NEW YORK – Would the United States be prepared to risk a catastrophic war with the People’s Republic of China to protect the Republic of China, better known as Taiwan? President Joe Biden laid out his vision clearly last week. He sees the rivalry between the PRC and the US as a global conflict between democracy and autocracy, and the ROC is unquestionably one of Asia’s most successful democracies.

In 1954, President Dwight D. Eisenhower threatened to use nuclear weapons after China shelled a rocky islet near Taiwan’s coast, when the ROC was still a military dictatorship. But things were different then.

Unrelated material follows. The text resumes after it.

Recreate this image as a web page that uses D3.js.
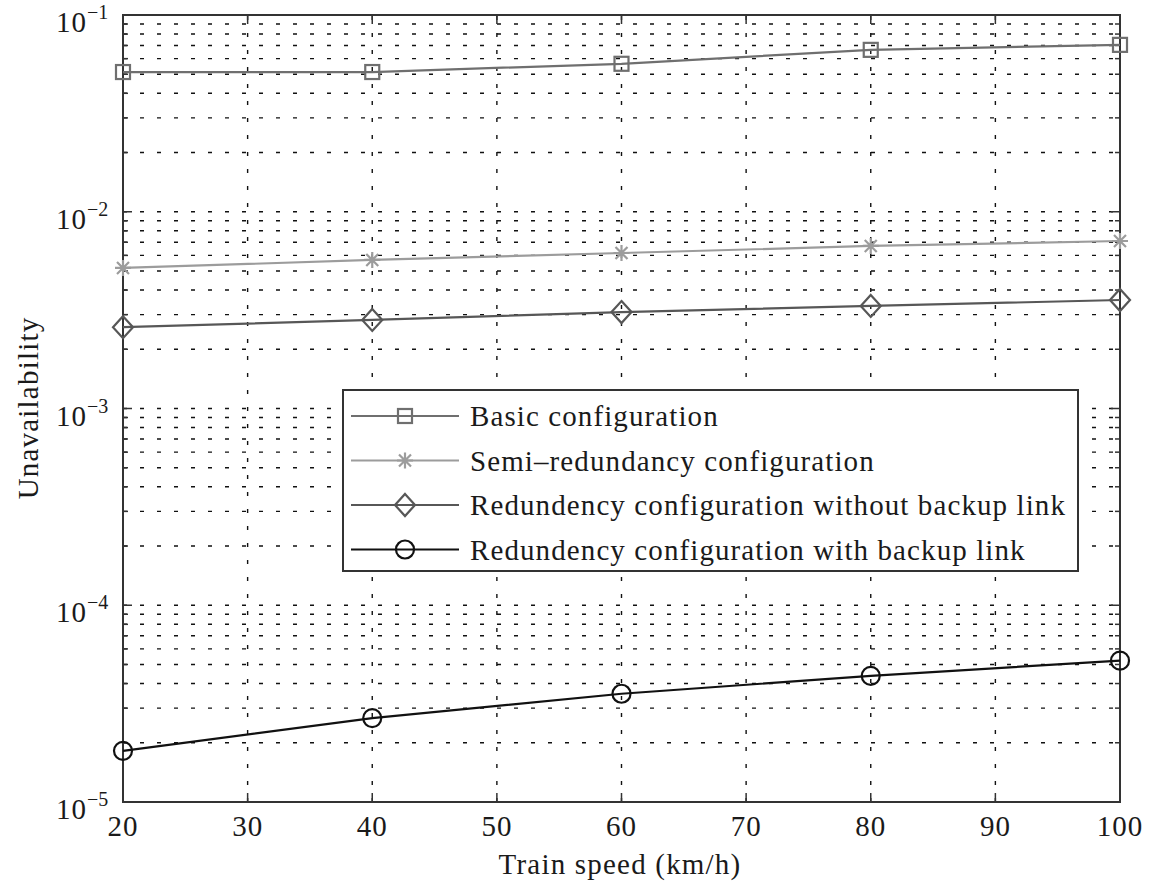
<!DOCTYPE html>
<html>
<head>
<meta charset="utf-8">
<script src="https://cdn.jsdelivr.net/npm/d3@7"></script>
<style>
  body { margin: 0; background: #fff; }
  svg { font-family: "Liberation Serif", "DejaVu Serif", serif; }
</style>
</head>
<body>
<svg id="chart"></svg>
<script>
// data
const speeds = [20, 40, 60, 80, 100];
const basic = [0.0513, 0.0513, 0.0565, 0.0665, 0.0705];
const semiRedundancy = [0.00518, 0.00569, 0.00617, 0.0067, 0.0071];
const redundancyNoBackup = [0.00259, 0.00282, 0.00309, 0.00332, 0.00356];
const redundancyBackup = [1.82e-5, 2.67e-5, 3.55e-5, 4.38e-5, 5.23e-5];
const seriesNames = [
    "Basic configuration",
    "Semi\u2013redundancy configuration",
    "Redundency configuration without backup link",
    "Redundency configuration with backup link"
];
const xTicks = [20, 30, 40, 50, 60, 70, 80, 90, 100];
const yExponents = [-5, -4, -3, -2, -1];

const width = 1149, height = 888;
const margin = {top: 15, right: 29, bottom: 86, left: 123};
const fontSize = 29;

const series = [
    {name: seriesNames[0], values: basic, color: "#6f6f6f", marker: "square"},
    {name: seriesNames[1], values: semiRedundancy, color: "#9c9c9c", marker: "star"},
    {name: seriesNames[2], values: redundancyNoBackup, color: "#575757", marker: "diamond"},
    {name: seriesNames[3], values: redundancyBackup, color: "#111111", marker: "circle"}
];

const svg = d3.select("#chart")
    .attr("width", width)
    .attr("height", height);

let x = d3.scaleLinear()
    .domain([20, 100])
    .range([margin.left, width - margin.right]);

let y = d3.scaleLog()
    .domain([1e-5, 1e-1])
    .range([height - margin.bottom, margin.top]);

const x0 = x.range()[0], x1 = x.range()[1];
const y0 = y.range()[0], y1 = y.range()[1];

// minor + major log values
let yMinor = [];
for (let e = -5; e < -1; e++) {
    for (let m = 2; m <= 9; m++) yMinor.push(m * Math.pow(10, e));
}
const yMajor = yExponents.map(e => Math.pow(10, e));

// grid
const grid = svg.append("g")
    .attr("stroke", "#111")
    .attr("stroke-width", 1.4)
    .attr("stroke-dasharray", "4,13");

grid.selectAll(".hgrid")
    .data(yMinor.concat(yMajor.slice(1, -1)))
    .join("line")
      .attr("x1", x0).attr("x2", x1)
      .attr("y1", d => y(d)).attr("y2", d => y(d));

grid.selectAll(".vgrid")
    .data(xTicks.slice(1, -1))
    .join("line")
      .attr("class", "vgrid")
      .attr("y1", y0).attr("y2", y1)
      .attr("x1", d => x(d)).attr("x2", d => x(d));

// ticks, inward on all four sides
const ticks = svg.append("g").attr("stroke", "#333").attr("stroke-width", 1.5);
xTicks.forEach(v => {
    ticks.append("line").attr("x1", x(v)).attr("x2", x(v)).attr("y1", y0).attr("y2", y0 - 9);
    ticks.append("line").attr("x1", x(v)).attr("x2", x(v)).attr("y1", y1).attr("y2", y1 + 9);
});
yMajor.forEach(v => {
    ticks.append("line").attr("x1", x0).attr("x2", x0 + 9).attr("y1", y(v)).attr("y2", y(v));
    ticks.append("line").attr("x1", x1).attr("x2", x1 - 9).attr("y1", y(v)).attr("y2", y(v));
});
yMinor.forEach(v => {
    ticks.append("line").attr("x1", x0).attr("x2", x0 + 5).attr("y1", y(v)).attr("y2", y(v));
    ticks.append("line").attr("x1", x1).attr("x2", x1 - 5).attr("y1", y(v)).attr("y2", y(v));
});

// frame
svg.append("rect")
    .attr("x", x0).attr("y", y1)
    .attr("width", x1 - x0).attr("height", y0 - y1)
    .attr("fill", "none")
    .attr("stroke", "#333")
    .attr("stroke-width", 2);

// tick labels
svg.append("g")
    .selectAll("text")
    .data(xTicks)
    .join("text")
      .attr("x", d => x(d))
      .attr("y", y0 + 34)
      .attr("text-anchor", "middle")
      .attr("font-size", fontSize)
      .attr("letter-spacing", 1)
      .attr("fill", "#1a1a1a")
      .text(d => d);

const yLabels = svg.append("g")
    .selectAll("text")
    .data(yExponents)
    .join("text")
      .attr("x", 56)
      .attr("y", d => y(Math.pow(10, d)) + 17)
      .attr("font-size", fontSize)
      .attr("letter-spacing", 1)
      .attr("fill", "#1a1a1a");
yLabels.append("tspan").text("10");
yLabels.append("tspan")
    .attr("dy", -13)
    .attr("font-size", 20)
    .attr("letter-spacing", 0)
    .text(d => "\u2212" + Math.abs(d));

// axis titles
svg.append("text")
    .attr("x", 620)
    .attr("y", 874)
    .attr("text-anchor", "middle")
    .attr("font-size", fontSize)
    .attr("letter-spacing", 1.2)
    .attr("fill", "#1a1a1a")
    .text("Train speed (km/h)");

svg.append("text")
    .attr("transform", "translate(38,408) rotate(-90)")
    .attr("text-anchor", "middle")
    .attr("font-size", fontSize)
    .attr("letter-spacing", 1.2)
    .attr("fill", "#1a1a1a")
    .text("Unavailability");

// markers
function drawMarker(g, type, color) {
    if (type === "square") {
        g.append("rect").attr("x", -7).attr("y", -7).attr("width", 14).attr("height", 14)
            .attr("fill", "none").attr("stroke", color).attr("stroke-width", 2.2);
    } else if (type === "diamond") {
        g.append("path").attr("d", "M0,-11L10,0L0,11L-10,0Z")
            .attr("fill", "none").attr("stroke", color).attr("stroke-width", 2.2);
    } else if (type === "circle") {
        g.append("circle").attr("r", 9)
            .attr("fill", "none").attr("stroke", color).attr("stroke-width", 2.2);
    } else if (type === "star") {
        g.append("path").attr("d", "M0,-8V8M-8,0H8M-6,-6L6,6M-6,6L6,-6")
            .attr("fill", "none").attr("stroke", color).attr("stroke-width", 2.2);
    }
}

const line = d3.line()
    .x((d, i) => x(speeds[i]))
    .y(d => y(d));

series.forEach(s => {
    svg.append("path")
        .datum(s.values)
        .attr("fill", "none")
        .attr("stroke", s.color)
        .attr("stroke-width", 2.2)
        .attr("d", line);

    svg.append("g")
        .selectAll("g")
        .data(s.values)
        .join("g")
          .attr("transform", (d, i) => `translate(${x(speeds[i])},${y(d)})`)
          .each(function() { drawMarker(d3.select(this), s.marker, s.color); });
});

// legend
const legend = svg.append("g").attr("transform", "translate(343,390)");
legend.append("rect")
    .attr("width", 735).attr("height", 181)
    .attr("fill", "#fff")
    .attr("stroke", "#333")
    .attr("stroke-width", 2);

const legendRows = legend.selectAll(".row")
    .data(series)
    .join("g")
      .attr("transform", (d, i) => `translate(0,${26 + i * 44.5})`);

legendRows.append("line")
    .attr("x1", 8).attr("x2", 116)
    .attr("stroke", d => d.color)
    .attr("stroke-width", 2.2);

legendRows.append("g")
    .attr("transform", "translate(62,0)")
    .each(function(d) { drawMarker(d3.select(this), d.marker, d.color); });

legendRows.append("text")
    .attr("x", 127)
    .attr("y", 10)
    .attr("font-size", fontSize)
    .attr("letter-spacing", 1.1)
    .attr("fill", "#1a1a1a")
    .text(d => d.name);
</script>
</body>
</html>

The US was treaty-bound to defend Taiwan. This changed after 1972, when President Richard M. Nixon agreed that Taiwan was part of “one China,” and President Jimmy Carter nullified the defense treaty in 1979. Whether the US would still fight a war over Taiwan has become a question subject to what Henry Kissinger long ago termed “strategic ambiguity.”

As a result, American military commitments in the East China Sea are very peculiar. A defense treaty with Japan obliges the US to defend a few uninhabited rocks called the Senkaku Islands (or the Diaoyu Islands in Chinese), but not democratic Taiwan and its 23 million people.